Figure scripts:
--------------------------------------------------

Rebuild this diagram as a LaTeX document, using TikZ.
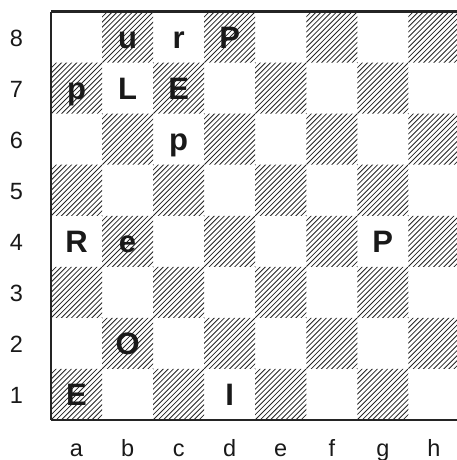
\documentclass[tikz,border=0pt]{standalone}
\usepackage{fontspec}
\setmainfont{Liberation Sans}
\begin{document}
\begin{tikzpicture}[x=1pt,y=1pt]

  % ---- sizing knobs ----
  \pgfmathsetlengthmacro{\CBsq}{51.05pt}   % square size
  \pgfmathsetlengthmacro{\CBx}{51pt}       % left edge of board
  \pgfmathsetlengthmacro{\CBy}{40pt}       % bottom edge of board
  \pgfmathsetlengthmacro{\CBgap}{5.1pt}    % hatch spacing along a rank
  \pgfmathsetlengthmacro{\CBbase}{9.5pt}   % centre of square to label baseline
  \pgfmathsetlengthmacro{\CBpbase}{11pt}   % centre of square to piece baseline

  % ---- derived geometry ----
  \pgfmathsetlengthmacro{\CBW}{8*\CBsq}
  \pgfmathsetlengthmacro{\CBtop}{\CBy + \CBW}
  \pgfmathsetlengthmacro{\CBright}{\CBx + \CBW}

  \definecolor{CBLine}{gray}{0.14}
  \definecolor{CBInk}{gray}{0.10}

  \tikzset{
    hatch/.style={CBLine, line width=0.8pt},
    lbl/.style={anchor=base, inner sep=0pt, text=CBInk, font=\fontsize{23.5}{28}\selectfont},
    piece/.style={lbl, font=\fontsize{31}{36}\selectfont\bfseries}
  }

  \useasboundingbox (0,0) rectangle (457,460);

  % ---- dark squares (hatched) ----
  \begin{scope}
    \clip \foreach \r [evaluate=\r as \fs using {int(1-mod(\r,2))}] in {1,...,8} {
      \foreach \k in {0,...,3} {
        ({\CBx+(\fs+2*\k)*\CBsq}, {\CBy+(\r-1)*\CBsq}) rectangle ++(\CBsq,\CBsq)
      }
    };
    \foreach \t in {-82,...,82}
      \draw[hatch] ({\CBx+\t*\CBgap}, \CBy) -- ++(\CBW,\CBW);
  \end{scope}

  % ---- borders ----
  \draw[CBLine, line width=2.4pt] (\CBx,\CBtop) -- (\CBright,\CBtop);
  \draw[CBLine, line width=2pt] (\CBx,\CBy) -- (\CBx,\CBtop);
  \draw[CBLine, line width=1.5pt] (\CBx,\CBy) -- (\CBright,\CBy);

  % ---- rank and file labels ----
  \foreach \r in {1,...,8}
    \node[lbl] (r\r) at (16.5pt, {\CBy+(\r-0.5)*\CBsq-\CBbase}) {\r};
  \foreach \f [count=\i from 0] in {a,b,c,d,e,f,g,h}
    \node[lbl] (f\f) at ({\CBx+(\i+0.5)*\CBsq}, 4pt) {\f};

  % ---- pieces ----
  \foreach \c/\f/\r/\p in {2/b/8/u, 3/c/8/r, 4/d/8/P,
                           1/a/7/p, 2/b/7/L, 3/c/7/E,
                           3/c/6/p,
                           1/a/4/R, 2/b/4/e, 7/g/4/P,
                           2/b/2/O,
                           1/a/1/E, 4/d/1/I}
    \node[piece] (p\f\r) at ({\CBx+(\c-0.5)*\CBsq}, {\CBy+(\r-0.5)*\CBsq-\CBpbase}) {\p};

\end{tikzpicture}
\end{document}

--------------------------------------------------

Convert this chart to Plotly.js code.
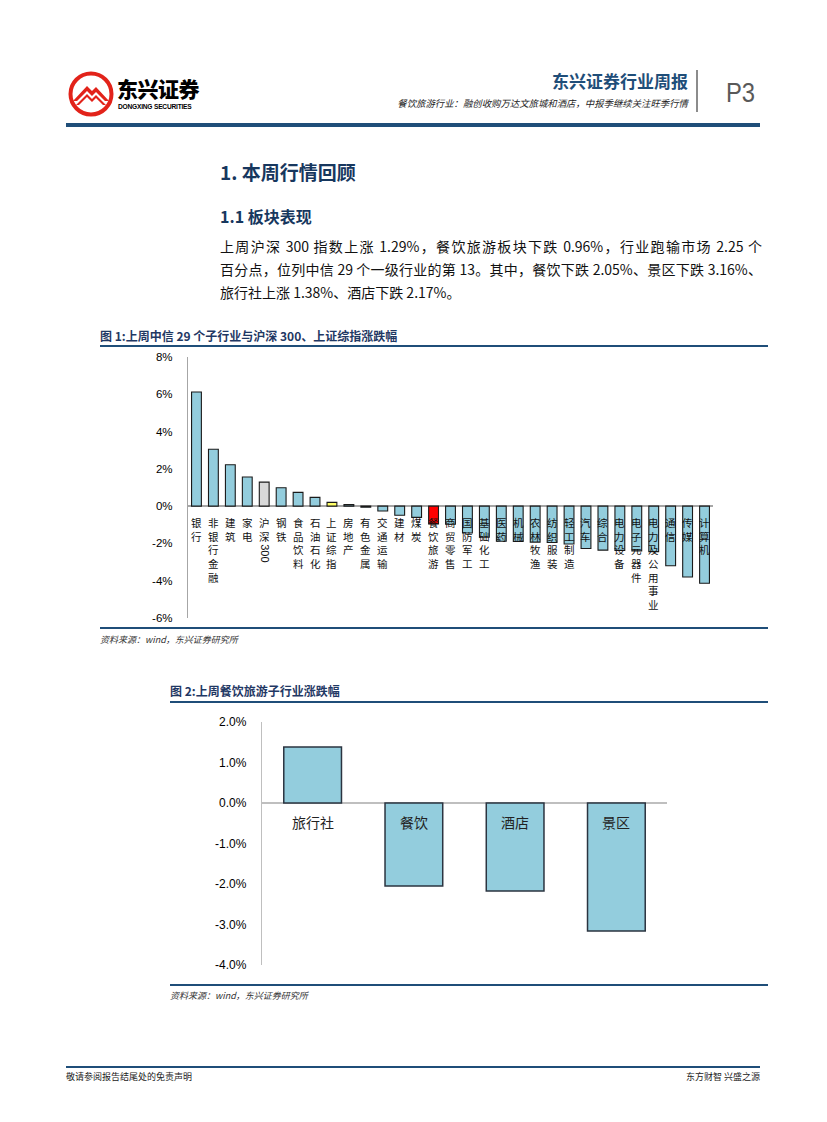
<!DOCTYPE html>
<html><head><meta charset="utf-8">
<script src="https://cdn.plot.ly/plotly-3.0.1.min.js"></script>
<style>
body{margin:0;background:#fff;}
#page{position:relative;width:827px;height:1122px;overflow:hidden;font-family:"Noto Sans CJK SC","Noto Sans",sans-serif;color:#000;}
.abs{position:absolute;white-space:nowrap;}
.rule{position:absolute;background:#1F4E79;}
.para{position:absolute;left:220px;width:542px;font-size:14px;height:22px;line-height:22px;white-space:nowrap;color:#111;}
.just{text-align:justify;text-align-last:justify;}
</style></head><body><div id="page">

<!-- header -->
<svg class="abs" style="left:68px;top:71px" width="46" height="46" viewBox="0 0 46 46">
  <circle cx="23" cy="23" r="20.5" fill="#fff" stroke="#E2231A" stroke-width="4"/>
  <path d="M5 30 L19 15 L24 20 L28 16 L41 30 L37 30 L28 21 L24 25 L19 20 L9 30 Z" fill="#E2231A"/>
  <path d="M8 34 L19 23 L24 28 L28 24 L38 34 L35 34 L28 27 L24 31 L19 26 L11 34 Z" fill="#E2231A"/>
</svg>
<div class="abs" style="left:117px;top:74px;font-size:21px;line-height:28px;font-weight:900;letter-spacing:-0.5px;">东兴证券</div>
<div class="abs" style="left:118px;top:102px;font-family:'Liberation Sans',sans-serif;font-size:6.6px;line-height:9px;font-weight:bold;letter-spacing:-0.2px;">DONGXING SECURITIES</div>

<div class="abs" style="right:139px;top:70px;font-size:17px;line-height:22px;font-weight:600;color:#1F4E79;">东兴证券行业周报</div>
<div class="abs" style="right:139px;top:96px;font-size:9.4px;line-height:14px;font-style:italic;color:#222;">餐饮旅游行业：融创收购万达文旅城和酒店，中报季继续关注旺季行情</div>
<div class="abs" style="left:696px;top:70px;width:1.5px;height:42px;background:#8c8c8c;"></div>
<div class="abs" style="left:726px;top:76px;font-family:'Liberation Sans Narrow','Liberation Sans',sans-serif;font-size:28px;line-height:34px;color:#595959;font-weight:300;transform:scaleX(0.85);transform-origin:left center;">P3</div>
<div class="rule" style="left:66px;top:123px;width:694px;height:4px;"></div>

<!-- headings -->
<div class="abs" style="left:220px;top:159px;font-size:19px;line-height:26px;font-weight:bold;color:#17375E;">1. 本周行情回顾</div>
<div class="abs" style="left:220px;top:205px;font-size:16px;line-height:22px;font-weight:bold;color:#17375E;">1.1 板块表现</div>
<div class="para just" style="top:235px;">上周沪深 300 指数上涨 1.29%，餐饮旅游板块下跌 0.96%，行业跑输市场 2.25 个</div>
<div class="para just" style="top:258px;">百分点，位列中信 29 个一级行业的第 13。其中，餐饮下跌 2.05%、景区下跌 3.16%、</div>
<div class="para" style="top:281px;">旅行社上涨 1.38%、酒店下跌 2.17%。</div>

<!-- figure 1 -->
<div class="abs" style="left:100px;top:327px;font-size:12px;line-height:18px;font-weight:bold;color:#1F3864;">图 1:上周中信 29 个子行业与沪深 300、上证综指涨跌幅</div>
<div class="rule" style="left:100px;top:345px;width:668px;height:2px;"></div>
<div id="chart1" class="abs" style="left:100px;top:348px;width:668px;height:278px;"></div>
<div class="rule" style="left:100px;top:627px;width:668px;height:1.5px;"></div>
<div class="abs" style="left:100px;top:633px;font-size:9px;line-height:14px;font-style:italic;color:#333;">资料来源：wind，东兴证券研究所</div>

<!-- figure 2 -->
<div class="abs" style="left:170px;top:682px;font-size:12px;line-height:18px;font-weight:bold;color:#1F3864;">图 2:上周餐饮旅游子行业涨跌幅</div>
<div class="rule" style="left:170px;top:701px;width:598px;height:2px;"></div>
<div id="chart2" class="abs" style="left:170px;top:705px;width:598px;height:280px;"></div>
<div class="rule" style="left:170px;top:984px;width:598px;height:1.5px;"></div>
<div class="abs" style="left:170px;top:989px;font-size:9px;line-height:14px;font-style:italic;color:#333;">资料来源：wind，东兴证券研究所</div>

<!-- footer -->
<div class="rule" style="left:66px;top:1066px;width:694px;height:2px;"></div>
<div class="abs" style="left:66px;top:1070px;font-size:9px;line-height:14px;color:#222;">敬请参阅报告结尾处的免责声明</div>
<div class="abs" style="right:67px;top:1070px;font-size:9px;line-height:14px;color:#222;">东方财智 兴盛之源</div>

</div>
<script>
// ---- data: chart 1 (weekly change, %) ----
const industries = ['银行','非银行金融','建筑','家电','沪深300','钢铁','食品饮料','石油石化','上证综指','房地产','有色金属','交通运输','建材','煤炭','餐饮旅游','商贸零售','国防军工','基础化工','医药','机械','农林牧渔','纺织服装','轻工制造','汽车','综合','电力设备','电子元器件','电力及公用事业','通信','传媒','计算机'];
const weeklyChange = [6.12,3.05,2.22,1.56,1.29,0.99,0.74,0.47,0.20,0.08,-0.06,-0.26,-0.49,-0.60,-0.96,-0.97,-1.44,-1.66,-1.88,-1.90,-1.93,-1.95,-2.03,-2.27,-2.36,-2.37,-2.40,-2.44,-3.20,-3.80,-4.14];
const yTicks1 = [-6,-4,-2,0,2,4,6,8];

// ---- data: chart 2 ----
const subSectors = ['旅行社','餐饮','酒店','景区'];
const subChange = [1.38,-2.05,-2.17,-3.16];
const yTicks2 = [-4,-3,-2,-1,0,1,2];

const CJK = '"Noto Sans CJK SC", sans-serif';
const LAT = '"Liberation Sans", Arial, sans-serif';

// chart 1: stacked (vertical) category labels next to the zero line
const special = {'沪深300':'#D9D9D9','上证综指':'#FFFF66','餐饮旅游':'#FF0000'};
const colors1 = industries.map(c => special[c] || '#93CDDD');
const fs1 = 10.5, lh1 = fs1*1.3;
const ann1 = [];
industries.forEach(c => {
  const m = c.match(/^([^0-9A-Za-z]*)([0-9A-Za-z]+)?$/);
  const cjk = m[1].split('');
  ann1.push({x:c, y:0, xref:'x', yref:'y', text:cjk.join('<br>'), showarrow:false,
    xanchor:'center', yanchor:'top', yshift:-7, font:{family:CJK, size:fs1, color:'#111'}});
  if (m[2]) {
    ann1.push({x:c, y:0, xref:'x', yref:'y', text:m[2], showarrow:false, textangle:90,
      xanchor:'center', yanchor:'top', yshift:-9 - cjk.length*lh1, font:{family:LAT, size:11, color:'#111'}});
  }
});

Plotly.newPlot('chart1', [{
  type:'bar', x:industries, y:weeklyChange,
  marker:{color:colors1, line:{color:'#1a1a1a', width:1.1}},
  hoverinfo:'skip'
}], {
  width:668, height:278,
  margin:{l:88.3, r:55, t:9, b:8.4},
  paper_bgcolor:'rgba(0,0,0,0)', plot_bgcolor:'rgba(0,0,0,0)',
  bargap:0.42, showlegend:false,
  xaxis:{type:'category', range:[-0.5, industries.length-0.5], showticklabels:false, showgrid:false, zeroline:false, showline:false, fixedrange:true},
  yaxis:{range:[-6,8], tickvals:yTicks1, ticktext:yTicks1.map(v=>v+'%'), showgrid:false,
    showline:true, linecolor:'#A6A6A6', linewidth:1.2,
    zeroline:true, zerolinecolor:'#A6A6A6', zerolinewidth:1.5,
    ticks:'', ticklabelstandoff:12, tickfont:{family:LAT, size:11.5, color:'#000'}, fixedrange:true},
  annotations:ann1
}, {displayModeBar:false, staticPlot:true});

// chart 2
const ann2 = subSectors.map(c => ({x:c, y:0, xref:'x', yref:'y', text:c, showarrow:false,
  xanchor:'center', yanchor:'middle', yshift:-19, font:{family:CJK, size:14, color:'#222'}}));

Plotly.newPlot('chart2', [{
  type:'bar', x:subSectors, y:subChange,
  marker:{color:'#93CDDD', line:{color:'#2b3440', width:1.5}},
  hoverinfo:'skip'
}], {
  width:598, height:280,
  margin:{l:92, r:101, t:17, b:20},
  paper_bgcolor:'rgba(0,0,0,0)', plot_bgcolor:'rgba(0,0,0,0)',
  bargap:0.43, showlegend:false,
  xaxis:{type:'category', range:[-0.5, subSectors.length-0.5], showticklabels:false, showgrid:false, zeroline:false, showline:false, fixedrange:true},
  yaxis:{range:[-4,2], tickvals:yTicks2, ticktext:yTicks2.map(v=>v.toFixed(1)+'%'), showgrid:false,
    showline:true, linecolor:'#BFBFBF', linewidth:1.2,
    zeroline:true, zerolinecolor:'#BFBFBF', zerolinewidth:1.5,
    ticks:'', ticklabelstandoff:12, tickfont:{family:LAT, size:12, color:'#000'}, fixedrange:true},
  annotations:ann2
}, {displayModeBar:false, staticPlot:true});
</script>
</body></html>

--------------------------------------------------

Extract all lines containing the word "using".

FULL ANSWER:
Rebuild this diagram as a LaTeX document, using TikZ.
    \clip \foreach \r [evaluate=\r as \fs using {int(1-mod(\r,2))}] in {1,...,8} {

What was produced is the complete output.